Count how many lines hold the string "diagram". Answer with that number and nothing more.

▶ **PROVIDED RECORDS**:
◇ ◇ ◇

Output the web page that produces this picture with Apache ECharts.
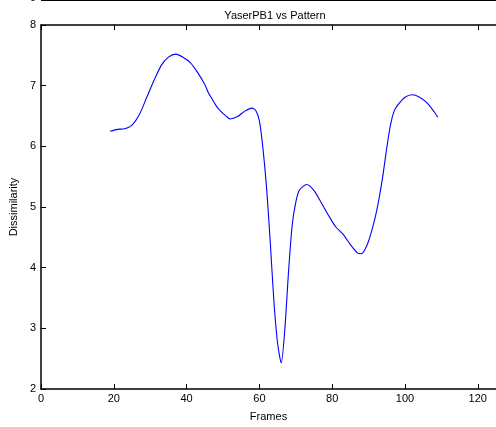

◇ ◇ ◇

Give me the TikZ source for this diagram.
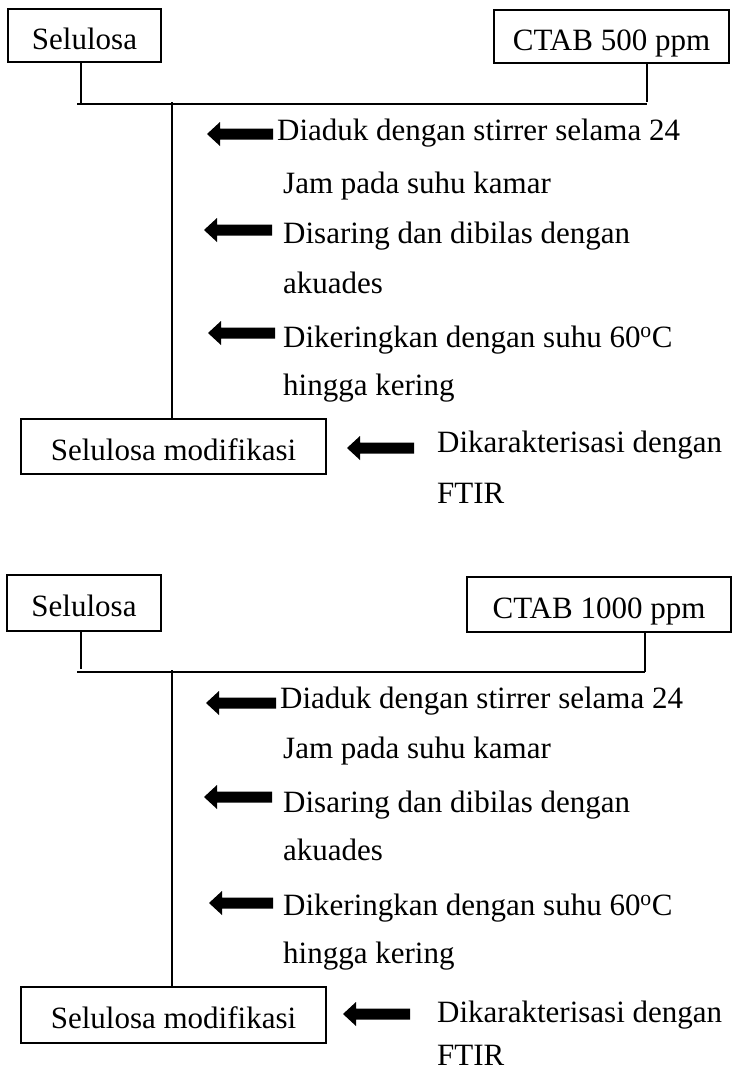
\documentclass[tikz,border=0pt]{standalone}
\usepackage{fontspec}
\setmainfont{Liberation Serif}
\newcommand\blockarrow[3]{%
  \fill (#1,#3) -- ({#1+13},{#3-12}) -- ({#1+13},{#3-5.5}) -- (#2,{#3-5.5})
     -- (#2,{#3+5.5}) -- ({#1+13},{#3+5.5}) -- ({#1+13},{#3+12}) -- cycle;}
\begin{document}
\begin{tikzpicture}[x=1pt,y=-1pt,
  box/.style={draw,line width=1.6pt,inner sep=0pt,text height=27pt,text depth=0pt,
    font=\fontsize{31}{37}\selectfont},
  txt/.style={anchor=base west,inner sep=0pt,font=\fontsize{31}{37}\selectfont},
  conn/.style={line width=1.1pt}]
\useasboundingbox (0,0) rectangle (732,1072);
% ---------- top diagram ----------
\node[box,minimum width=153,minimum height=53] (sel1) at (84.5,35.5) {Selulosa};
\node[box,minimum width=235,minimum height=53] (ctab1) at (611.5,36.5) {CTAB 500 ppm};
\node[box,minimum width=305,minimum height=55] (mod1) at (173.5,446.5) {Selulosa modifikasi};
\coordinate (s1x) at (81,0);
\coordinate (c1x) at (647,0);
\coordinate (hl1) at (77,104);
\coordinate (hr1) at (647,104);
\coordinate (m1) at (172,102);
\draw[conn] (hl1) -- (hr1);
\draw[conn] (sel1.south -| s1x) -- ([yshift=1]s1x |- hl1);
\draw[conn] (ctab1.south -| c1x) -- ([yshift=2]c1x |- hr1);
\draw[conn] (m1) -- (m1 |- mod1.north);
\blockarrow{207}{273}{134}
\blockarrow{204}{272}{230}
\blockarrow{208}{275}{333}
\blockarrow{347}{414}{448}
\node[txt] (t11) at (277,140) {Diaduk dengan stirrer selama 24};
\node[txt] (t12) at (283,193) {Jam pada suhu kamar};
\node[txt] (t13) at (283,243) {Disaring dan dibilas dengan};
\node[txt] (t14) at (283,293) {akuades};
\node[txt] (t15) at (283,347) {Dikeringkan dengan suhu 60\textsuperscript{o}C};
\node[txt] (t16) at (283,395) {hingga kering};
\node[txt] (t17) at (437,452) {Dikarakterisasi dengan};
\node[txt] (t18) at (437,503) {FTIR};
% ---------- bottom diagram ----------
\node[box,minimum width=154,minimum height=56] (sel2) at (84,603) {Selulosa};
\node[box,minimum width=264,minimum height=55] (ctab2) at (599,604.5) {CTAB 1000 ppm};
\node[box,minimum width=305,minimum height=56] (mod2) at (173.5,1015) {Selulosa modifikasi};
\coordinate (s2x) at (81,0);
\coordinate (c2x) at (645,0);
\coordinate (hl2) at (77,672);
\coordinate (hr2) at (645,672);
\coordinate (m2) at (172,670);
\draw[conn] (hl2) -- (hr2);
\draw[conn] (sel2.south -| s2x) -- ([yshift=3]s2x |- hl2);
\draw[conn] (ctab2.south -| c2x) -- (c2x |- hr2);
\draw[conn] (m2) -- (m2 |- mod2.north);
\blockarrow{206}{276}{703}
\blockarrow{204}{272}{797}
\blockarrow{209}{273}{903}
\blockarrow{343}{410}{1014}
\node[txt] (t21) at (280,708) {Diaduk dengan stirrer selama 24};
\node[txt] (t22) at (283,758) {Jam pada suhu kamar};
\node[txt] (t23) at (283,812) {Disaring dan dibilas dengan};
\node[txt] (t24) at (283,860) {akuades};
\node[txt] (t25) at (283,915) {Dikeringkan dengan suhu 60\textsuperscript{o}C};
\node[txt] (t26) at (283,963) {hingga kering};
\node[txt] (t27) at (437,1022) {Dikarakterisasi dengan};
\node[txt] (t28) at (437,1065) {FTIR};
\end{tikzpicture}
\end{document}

◇ ◇ ◇

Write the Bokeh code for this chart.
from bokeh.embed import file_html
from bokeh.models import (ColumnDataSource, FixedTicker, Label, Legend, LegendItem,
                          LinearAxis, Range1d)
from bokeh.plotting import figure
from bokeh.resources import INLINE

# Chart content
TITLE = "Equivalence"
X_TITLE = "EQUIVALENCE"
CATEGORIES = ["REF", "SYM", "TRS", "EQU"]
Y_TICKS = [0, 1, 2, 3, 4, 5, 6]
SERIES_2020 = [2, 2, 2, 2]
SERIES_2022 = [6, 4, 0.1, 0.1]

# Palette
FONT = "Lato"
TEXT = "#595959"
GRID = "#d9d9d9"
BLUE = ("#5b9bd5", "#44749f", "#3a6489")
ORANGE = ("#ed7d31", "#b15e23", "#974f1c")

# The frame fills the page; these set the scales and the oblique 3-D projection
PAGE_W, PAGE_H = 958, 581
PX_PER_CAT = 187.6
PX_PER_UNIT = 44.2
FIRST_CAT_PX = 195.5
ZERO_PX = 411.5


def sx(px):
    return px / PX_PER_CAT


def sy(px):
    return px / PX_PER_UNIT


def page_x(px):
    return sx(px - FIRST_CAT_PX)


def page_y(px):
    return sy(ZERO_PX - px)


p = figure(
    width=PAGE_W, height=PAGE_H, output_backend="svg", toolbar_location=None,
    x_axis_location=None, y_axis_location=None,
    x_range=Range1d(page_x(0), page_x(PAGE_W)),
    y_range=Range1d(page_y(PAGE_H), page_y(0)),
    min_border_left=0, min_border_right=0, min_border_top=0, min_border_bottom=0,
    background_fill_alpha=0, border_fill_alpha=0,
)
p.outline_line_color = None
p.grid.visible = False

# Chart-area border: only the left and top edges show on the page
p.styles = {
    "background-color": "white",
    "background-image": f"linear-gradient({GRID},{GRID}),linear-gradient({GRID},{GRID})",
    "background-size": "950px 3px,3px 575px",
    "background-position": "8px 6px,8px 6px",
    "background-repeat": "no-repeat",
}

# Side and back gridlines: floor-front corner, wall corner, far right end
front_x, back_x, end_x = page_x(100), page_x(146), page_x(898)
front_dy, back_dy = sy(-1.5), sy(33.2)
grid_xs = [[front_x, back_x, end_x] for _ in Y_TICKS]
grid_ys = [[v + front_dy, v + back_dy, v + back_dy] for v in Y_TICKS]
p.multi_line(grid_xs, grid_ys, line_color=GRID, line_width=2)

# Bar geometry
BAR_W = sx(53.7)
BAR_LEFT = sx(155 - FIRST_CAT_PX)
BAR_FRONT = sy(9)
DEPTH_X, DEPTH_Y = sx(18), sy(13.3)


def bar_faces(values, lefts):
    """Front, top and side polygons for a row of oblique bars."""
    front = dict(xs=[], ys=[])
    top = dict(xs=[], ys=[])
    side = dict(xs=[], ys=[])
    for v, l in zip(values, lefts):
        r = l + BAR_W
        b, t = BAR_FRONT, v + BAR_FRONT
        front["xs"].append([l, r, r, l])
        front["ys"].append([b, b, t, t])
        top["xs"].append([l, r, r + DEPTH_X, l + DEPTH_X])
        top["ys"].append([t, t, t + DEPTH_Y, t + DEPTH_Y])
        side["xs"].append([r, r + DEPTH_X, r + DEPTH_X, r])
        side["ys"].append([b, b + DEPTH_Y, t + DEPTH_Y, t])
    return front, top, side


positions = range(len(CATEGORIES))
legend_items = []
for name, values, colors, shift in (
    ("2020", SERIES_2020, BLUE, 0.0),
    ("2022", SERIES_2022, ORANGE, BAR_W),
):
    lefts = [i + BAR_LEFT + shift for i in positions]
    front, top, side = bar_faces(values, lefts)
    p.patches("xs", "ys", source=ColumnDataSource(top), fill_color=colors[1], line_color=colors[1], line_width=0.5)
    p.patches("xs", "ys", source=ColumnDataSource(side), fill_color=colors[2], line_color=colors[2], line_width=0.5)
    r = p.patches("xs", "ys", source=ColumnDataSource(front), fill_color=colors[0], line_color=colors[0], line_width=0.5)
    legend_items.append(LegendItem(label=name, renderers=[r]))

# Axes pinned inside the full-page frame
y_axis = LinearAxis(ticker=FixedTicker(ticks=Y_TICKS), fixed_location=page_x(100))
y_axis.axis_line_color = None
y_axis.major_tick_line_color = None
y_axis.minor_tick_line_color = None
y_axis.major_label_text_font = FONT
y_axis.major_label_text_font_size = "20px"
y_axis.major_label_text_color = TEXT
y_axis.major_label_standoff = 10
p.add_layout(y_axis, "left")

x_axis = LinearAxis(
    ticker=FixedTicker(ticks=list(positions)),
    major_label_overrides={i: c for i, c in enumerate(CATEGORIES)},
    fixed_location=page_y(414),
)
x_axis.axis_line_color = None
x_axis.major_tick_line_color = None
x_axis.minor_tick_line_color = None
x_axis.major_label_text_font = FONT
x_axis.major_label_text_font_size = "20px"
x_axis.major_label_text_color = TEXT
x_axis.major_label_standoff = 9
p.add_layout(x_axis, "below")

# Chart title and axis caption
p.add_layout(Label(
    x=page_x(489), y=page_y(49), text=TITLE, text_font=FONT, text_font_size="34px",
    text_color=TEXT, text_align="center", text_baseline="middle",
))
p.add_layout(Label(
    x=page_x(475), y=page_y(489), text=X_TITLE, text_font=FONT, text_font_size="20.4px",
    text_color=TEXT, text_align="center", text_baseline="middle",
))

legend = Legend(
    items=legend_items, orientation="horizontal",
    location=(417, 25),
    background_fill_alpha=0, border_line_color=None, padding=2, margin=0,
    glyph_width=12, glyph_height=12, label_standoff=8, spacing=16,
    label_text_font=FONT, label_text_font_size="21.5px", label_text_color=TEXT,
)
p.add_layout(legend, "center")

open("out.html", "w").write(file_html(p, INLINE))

◇ ◇ ◇

▶ **TASK SOLUTION**: 3